A redefinição da relação do poder político e institucional do partido comunista chinês (PCCh), com o Estado, as empresas estatais e privadas recriaram a dinâmica econômica [3] do investimento, do crescimento do PIB (Produto Interno Bruto), suportados numa concentração e centralização do capital que resultou, ainda nos anos 1990, em 149 conglomerados estatais, decisivos para a nova estratégia geral de desenvolvimento. O grosso do sistema financeiro chinês é estatizado, portanto aí está o poder econômico definidor de onde se investe!

Qual estratégia, e como ela evoluiu?
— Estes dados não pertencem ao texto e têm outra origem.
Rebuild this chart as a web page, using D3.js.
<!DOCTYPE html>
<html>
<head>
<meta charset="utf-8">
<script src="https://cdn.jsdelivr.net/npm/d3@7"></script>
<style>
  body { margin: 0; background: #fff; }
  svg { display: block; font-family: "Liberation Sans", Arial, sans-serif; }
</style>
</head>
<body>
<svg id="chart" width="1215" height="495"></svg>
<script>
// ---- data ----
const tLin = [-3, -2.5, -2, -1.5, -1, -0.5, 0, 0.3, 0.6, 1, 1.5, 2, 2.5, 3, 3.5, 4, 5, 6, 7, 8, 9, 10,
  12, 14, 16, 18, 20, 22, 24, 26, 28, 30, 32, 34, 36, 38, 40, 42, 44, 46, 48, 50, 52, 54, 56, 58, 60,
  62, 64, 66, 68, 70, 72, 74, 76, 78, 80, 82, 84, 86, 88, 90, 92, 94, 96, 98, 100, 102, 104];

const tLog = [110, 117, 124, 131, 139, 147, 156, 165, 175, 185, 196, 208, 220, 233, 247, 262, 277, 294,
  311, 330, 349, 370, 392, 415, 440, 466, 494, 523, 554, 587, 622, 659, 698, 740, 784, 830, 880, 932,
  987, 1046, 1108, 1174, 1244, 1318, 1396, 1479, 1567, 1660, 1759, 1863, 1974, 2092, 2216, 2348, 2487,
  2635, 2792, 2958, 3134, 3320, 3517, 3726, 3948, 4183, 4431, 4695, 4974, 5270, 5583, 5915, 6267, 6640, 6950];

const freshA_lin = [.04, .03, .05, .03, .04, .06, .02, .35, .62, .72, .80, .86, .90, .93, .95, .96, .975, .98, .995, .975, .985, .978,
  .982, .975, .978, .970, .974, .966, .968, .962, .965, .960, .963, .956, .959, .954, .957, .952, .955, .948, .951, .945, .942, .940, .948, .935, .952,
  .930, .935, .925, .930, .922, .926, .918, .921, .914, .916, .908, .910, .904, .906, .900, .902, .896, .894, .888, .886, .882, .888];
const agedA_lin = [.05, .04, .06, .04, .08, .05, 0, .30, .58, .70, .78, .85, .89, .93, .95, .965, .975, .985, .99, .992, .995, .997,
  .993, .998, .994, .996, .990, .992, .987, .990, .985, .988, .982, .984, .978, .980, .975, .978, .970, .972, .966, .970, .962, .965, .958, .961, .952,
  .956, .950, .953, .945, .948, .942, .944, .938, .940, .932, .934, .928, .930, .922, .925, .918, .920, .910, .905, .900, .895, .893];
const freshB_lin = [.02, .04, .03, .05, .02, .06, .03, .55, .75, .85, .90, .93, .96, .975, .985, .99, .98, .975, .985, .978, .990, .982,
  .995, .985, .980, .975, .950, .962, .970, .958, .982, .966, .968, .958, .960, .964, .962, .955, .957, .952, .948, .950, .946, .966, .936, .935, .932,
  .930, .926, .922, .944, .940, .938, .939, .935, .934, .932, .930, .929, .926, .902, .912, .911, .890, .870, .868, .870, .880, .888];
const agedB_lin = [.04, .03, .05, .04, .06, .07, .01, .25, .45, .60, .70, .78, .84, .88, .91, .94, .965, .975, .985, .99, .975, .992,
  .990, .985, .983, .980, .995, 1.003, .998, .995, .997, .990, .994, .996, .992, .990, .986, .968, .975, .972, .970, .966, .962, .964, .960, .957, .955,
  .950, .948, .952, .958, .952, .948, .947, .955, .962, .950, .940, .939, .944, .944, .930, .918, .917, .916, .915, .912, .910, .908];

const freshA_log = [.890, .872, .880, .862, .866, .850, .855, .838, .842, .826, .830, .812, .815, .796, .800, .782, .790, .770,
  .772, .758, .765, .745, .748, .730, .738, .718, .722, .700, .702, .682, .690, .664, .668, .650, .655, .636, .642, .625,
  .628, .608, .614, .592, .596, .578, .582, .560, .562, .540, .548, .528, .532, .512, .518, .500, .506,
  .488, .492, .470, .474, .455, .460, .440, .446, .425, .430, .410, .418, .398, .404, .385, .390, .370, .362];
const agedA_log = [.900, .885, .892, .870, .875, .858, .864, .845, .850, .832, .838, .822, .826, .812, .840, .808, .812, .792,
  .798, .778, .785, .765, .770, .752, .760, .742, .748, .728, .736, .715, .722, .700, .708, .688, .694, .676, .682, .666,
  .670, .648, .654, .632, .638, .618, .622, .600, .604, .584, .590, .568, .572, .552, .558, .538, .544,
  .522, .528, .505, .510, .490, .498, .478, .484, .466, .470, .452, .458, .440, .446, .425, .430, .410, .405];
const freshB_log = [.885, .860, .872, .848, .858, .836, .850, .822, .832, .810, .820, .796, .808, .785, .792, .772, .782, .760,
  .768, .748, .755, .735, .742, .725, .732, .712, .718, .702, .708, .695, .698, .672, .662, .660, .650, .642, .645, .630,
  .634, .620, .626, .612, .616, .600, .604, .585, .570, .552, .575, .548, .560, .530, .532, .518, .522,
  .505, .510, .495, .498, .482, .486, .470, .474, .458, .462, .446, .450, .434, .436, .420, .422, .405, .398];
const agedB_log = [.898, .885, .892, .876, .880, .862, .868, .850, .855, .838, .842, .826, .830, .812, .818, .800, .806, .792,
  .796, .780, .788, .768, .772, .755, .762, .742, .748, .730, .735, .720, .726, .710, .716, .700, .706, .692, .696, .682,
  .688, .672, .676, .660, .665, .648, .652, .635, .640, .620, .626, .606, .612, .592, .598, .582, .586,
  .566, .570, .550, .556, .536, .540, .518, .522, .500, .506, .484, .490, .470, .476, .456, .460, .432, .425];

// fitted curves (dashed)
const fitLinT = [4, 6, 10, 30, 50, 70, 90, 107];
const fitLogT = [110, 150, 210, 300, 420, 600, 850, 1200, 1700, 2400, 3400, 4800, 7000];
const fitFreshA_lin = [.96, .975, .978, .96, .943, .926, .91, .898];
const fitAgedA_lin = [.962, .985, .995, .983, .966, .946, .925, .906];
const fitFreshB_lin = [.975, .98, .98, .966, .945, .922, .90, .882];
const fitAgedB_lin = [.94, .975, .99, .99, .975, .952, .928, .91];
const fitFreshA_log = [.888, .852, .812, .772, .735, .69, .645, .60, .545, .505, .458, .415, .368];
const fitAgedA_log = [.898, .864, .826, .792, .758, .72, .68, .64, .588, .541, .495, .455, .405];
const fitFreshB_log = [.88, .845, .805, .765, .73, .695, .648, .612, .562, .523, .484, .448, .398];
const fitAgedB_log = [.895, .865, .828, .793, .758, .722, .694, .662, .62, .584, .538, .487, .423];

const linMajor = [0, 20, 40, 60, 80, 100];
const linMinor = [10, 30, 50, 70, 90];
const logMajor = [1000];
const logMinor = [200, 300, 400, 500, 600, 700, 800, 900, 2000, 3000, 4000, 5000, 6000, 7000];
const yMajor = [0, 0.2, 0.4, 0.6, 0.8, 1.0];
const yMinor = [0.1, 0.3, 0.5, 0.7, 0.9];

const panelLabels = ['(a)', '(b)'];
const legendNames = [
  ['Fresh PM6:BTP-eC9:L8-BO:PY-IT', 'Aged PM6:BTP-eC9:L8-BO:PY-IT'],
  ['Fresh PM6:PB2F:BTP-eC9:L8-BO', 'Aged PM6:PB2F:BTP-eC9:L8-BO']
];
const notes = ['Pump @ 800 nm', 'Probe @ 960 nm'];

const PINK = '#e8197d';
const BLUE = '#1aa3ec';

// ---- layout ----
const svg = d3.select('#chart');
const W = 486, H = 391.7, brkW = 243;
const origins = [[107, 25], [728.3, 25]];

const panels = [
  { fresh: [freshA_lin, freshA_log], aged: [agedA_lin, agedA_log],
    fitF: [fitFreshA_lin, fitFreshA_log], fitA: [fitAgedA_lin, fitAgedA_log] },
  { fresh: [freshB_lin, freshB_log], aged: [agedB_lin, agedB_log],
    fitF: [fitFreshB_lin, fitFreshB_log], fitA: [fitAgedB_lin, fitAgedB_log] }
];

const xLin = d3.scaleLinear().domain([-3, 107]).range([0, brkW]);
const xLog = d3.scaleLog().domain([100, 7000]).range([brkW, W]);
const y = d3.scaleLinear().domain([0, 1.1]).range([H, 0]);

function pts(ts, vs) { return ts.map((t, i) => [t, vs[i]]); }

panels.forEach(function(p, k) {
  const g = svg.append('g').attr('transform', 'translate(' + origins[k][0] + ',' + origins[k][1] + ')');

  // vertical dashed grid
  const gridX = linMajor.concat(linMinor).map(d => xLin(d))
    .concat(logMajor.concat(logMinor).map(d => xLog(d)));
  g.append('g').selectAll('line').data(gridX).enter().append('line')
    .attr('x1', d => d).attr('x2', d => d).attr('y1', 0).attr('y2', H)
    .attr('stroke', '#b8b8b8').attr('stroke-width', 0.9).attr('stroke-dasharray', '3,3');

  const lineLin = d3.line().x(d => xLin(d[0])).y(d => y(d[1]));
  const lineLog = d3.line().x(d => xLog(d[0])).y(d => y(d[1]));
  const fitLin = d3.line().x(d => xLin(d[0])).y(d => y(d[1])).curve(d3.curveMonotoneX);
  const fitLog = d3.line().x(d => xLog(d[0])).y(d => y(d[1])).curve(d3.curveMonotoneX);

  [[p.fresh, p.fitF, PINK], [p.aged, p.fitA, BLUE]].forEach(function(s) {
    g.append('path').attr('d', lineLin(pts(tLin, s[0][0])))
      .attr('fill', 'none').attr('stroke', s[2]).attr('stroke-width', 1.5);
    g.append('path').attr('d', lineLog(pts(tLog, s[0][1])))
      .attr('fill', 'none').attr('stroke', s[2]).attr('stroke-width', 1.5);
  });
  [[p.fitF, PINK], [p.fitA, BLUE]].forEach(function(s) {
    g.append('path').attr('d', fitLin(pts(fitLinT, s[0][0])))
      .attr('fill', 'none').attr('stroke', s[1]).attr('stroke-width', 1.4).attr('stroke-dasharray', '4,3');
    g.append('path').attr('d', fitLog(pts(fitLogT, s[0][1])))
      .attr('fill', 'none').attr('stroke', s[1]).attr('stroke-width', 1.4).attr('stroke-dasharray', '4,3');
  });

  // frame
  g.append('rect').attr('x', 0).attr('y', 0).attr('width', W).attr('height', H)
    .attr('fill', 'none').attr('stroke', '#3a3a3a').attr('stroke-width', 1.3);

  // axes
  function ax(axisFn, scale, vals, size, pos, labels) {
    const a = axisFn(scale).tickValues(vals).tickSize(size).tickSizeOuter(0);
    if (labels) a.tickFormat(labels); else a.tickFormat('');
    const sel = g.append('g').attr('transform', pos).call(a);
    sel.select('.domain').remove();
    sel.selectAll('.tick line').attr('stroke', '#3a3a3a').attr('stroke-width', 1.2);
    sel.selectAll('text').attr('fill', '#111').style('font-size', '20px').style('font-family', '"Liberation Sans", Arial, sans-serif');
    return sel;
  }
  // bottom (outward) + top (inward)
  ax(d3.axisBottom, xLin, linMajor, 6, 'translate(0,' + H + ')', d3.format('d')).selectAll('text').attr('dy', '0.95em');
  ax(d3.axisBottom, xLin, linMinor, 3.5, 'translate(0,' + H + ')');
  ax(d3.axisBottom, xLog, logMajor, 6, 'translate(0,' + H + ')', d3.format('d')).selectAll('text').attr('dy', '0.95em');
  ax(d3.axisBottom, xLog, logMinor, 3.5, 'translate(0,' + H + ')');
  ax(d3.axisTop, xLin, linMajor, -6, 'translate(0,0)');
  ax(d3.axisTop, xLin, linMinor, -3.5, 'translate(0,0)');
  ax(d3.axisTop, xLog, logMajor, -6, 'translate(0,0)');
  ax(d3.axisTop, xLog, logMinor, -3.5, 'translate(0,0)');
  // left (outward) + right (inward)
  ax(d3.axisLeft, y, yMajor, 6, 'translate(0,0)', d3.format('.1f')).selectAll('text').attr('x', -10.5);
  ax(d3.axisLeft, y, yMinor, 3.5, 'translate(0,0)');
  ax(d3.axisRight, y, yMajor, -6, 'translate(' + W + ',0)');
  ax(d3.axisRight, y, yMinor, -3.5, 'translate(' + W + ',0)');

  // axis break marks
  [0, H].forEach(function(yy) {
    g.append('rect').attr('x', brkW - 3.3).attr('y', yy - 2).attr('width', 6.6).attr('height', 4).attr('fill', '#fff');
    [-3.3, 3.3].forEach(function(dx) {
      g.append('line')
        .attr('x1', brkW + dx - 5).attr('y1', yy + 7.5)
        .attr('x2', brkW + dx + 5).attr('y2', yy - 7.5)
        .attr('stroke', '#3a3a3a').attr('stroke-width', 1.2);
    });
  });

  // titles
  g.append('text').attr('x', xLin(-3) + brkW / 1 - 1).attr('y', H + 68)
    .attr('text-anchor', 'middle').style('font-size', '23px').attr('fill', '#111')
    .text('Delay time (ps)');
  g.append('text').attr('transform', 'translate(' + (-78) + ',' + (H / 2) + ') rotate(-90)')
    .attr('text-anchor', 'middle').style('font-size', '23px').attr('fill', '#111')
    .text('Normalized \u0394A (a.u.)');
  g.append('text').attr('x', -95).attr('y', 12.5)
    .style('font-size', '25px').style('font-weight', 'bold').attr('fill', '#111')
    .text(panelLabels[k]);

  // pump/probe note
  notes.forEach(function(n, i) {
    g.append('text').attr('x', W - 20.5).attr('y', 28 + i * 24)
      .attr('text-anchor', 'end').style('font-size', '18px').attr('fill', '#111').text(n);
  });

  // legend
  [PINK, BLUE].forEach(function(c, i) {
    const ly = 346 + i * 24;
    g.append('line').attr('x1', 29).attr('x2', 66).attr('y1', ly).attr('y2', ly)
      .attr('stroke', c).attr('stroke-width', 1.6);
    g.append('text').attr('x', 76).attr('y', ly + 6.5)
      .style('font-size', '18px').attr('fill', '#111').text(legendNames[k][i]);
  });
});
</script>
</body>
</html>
Em resumidas contas, segundo Jabbour: 1) domínio do mercado pelo Estado; 2) liberalização regulada do comércio; 3) formação do mercado consumidor interno; 4) industrialização “engatada”, também, no empreendedorismo camponês; 5) indução da concorrência (pequenas, médias e grandes empresas), junto ao estímulo à educação a essa dinâmica; 6) novo  sistema de planificação – aos “saltos” – industrial, e a seguir do comércio exterior como “bem público” e Estado (idem, p.77).
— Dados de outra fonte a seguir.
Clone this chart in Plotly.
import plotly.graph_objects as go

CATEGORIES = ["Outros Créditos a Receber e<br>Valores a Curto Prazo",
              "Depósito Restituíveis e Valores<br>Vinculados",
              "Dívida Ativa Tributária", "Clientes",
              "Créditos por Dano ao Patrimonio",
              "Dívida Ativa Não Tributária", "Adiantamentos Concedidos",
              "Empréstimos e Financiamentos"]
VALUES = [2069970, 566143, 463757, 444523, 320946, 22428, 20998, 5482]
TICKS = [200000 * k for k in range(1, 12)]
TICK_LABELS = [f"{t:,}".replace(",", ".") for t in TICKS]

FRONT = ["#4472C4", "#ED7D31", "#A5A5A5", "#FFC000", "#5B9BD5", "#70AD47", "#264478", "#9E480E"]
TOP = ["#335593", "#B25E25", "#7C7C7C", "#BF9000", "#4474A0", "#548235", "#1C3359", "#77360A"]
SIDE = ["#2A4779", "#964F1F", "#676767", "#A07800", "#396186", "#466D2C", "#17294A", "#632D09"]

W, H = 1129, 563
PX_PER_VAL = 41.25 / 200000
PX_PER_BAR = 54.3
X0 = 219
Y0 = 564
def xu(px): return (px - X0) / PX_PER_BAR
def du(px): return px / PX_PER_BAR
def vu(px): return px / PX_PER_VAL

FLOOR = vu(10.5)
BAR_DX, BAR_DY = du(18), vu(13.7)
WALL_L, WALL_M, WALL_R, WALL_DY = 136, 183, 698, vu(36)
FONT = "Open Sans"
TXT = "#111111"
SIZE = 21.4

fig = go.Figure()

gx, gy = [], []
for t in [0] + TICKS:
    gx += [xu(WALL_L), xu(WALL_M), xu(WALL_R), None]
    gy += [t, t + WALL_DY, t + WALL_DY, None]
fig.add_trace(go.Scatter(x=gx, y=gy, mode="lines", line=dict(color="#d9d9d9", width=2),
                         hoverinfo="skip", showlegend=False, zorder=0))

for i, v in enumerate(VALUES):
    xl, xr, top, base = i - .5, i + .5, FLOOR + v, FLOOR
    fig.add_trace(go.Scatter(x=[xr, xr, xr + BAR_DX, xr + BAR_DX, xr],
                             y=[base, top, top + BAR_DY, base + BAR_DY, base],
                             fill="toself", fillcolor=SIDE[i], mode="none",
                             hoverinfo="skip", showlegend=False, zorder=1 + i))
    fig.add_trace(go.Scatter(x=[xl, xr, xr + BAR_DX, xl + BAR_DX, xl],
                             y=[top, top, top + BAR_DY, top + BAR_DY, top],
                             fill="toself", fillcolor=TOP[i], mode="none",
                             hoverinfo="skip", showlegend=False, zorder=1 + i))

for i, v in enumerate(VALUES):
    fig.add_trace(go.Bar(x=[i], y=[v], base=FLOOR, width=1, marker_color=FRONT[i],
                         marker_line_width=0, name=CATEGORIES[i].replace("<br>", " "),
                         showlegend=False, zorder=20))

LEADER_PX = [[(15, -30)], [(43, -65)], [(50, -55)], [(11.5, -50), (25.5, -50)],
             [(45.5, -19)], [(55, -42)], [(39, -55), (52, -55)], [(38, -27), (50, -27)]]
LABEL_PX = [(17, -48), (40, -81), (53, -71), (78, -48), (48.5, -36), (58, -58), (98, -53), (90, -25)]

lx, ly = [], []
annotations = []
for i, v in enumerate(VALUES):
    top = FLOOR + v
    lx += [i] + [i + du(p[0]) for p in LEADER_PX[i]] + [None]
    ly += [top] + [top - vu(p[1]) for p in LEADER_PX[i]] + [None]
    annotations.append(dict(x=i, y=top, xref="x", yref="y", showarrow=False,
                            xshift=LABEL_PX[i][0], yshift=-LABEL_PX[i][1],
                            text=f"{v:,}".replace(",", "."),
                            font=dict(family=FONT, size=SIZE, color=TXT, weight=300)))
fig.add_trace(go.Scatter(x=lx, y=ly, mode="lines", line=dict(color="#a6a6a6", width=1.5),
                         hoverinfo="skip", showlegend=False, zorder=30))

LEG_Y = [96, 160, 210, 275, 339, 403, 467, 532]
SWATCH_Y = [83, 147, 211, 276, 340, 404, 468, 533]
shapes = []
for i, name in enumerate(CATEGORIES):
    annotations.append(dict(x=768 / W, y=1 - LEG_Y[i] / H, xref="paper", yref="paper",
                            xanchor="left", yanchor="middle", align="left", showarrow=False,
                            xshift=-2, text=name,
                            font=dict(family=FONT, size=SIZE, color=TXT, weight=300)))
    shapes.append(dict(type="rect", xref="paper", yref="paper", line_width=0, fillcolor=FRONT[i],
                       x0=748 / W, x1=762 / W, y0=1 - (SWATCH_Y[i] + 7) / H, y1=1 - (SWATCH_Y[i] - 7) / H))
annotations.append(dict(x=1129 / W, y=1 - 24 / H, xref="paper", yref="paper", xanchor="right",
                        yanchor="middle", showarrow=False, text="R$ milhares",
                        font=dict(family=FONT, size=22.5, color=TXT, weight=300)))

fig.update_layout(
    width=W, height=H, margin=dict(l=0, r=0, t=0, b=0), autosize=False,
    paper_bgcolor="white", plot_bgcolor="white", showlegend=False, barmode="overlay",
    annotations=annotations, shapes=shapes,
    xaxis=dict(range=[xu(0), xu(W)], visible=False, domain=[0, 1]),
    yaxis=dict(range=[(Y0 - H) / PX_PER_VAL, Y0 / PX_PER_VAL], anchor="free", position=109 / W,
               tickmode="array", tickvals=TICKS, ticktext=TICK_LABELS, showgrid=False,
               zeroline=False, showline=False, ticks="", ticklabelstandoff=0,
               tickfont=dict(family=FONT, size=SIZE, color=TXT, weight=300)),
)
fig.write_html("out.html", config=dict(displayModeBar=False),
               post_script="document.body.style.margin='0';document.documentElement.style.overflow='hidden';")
Jabbour (et alii) compartilha ainda de ter a orientação chinesa se baseada na ideia de J. M. Keynes (1883-1946), da necessidade da “socialização do investimento”: o Estado a dirigir a complementaridade entre o investimento público e o privado, influenciando o padrão de consumo das famílias através de políticas tributária, monetária e fiscal (idem, p.166).
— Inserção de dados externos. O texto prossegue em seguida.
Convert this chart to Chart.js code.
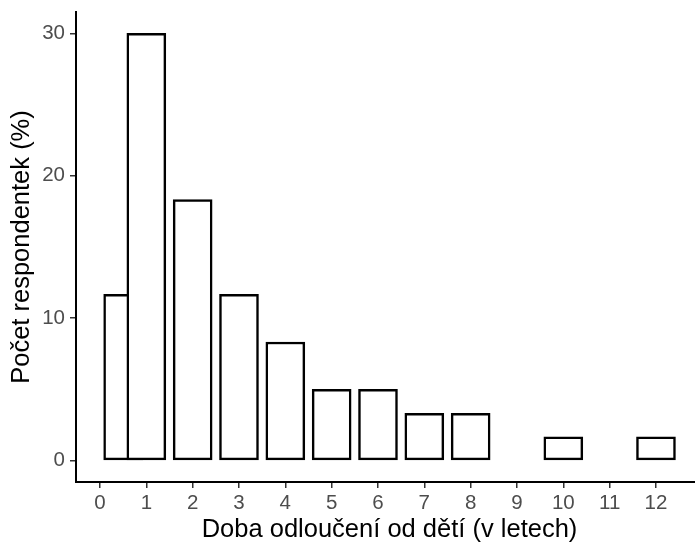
<!DOCTYPE html>
<html lang="cs">
<head>
<meta charset="utf-8">
<title>Doba odloučení od dětí</title>
<script src="https://cdn.jsdelivr.net/npm/chart.js@4.4.1/dist/chart.umd.min.js"></script>
<style>
  html, body { margin: 0; padding: 0; background: #fff; overflow: hidden; }
  .c-wrap { width: 695px; height: 548px; overflow: hidden; }
</style>
</head>
<body>
<div class="c-wrap">
  <canvas id="js-chart" width="710" height="548"></canvas>
</div>
<script>
// data (podíl respondentek v %)
const years = [0.5, 1, 2, 3, 4, 5, 6, 7, 8, 10, 12];
const percent = [11.67, 30, 18.33, 11.67, 8.33, 5, 5, 3.33, 3.33, 1.67, 1.67];
const xTicks = [0, 1, 2, 3, 4, 5, 6, 7, 8, 9, 10, 11, 12];
const yTicks = [0, 10, 20, 30];

const FONT = "'Liberation Sans', Arial, sans-serif";
const TICK_COLOR = "#4D4D4D";

const drawChart = () => {
  const points = years.map((x, i) => ({ x: x, y: percent[i] }));

  const ctx = document.getElementById("js-chart");
  new Chart(ctx, {
    type: "bar",
    data: {
      datasets: [
        {
          data: points,
          backgroundColor: "#ffffff",
          borderColor: "#000000",
          borderWidth: 2.5,
          borderSkipped: false,
          barThickness: 39,
        },
      ],
    },
    options: {
      responsive: false,
      animation: false,
      devicePixelRatio: 1,
      layout: { padding: { top: 12, right: 7, left: 0, bottom: 0 } },
      plugins: {
        legend: { display: false },
        tooltip: { enabled: false },
      },
      scales: {
        x: {
          type: "linear",
          offset: false,
          min: -0.518,
          max: 13.015,
          afterBuildTicks: (s) => {
            s.ticks = xTicks.map((v) => ({ value: v }));
          },
          afterFit: (s) => {
            s.height = 66;
          },
          ticks: {
            color: TICK_COLOR,
            font: { family: FONT, size: 20.5 },
            padding: 3,
            autoSkip: false,
            maxRotation: 0,
          },
          grid: {
            display: true,
            offset: false,
            drawOnChartArea: false,
            drawTicks: true,
            tickLength: 6,
            color: "#333333",
            lineWidth: 1.5,
          },
          border: { display: true, color: "#000000", width: 2 },
          title: {
            display: true,
            text: "Doba odloučení od dětí (v letech)",
            color: "#000000",
            font: { family: FONT, size: 25.5 },
            padding: { top: 0, bottom: 3 },
          },
        },
        y: {
          type: "linear",
          min: -1.5,
          max: 31.5,
          afterBuildTicks: (s) => {
            s.ticks = yTicks.map((v) => ({ value: v }));
          },
          afterFit: (s) => {
            // osa y nepotrebuje misto pro popisky nahore a dole
            s.width = 76;
            s.paddingTop = 0;
            s.paddingBottom = 0;
          },
          ticks: {
            color: TICK_COLOR,
            font: { family: FONT, size: 20.5 },
            padding: 5,
          },
          grid: {
            display: true,
            drawOnChartArea: false,
            drawTicks: true,
            tickLength: 6,
            color: "#333333",
            lineWidth: 1.5,
          },
          border: { display: true, color: "#000000", width: 2 },
          title: {
            display: true,
            text: "Počet respondentek (%)",
            color: "#000000",
            font: { family: FONT, size: 25.5 },
            padding: { top: 7, bottom: 0 },
          },
        },
      },
    },
  });
};

document.addEventListener("DOMContentLoaded", function () {
  drawChart();
});
</script>
</body>
</html>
Mas, qual a tese de Jabbour? Na China configura-se uma “nova formação econômico-social”,[4] desenhada no socialismo de mercado. Uma Novidade teórica!

NOTAS

[1] A China já alimenta 20% da população mundial, com apenas 9% das terras agricultáveis do planeta! Xi Jinping afirmou nos 70 anos da nova China: “o problema da pobreza extrema que atormenta a nação chinesa há milhares de anos terminará historicamente, sendo um grande milagre da Humanidade”. Aqui: https://oglobo.globo.com/economia/parceria-brasil-china/china-contribui-para-reducao-da-pobreza-no-mundo-24074955

[2] Importa não esquecermos que, 1) uma totalidade teórica organiza e enuncia um sistema de relações entre representações (cujo centro são as leis) que possibilita conseguir-se explicar um conjunto de relações e suas propriedades singulares e distintas do que aparecem dadas, interligadas (Cf. Armando Castro, “A contribuição de Marx à teoria e à metodologia das ciências sociais”, em: “Conhecer o conhecimento”, Caminho, 1989). 2) Entretanto, como bem desvelou Raymond Williams, aludindo a distinção entre variação temporal e mudança qualitativa, “falsas totalidades” se projetam na antropologia, na economia, na teoria política, na sociologia: “A teoria, dizem, pode vir mais tarde, mas o ponto importante é que o fato está lá…no pressuposto metodológico de uma totalidade estática, passiva e, portanto empiricamente disponível” (“Literatura e sociologia: em memória de Lucien Goldman”, em: “Cultura e materialismo”, Unesp, 2011). 3) Mas, a necessária mediação entre teoria e método aparece nítida (também) na formulação de uma hipótese, exigindo ambiente teórico e explicitada a partir de conceitos específicos: e, “não há sentido em formular uma hipótese que não possa ser demonstrada”, oq eu se revelaria apenas um conjectura (Cf. José D’Assunção Barros, “Teoria da história” v, 1, Vozes, 2011.

[3] E. Jabbour e Alberto Gabriele destacam que os professores chineses Cheng Enfu e Ding Xiaoquin, num artigo para a “Monthly Review” (207) argumentando sobre os “Oito princípios da economia política contemporânea chinesa”. Estes seriam: 1) crescimento sustentado pelo avanço da Ciência e Tecnologia; 2) produção orientada ao bem-estar da população; 3) dominância da propriedade pública; 4) primazia do trabalho na distribuição da riqueza; 5) princípio do mercado orientado pelo Estado; 6) conjugação do rápido crescimento com alta performance; 7) desenvolvimento equilibrado sob coordenação estrutural; 8) soberania econômica e abertura (Jabbour, idem, pp.128-131).

[4] O posfácio ao livro de Jabbour, de A. Gabriele e Francesco Schettino (“Socialismo de mercado como uma distinta Formação Econômico-Social ointerna ao Moderno Modo de Produção”), escrito em 2012, longe de ser acrítico aos problemas do desenvolvimento chinês, é bastante fundamentado. Mas, considero incompreensível a ausência de dois estudos essenciais para a discussão hodierna das categorias modo de produção/formação econômico-social: o denso debate que realiza Perry Anderson, com Edward P. Thompson e sua crítica (“Miséria da teoria”), a Louis Althusser e Etienne Balibar (“Teoria, política e história: Um debate com E.P, Thompson”, Editora Unicamp, 2018; o livro é de 1980); e de Raymond Williams “Base e superestrutura na teoria da cultura marxista”, além do artigo já citado (nota 2), Unesp, 2011.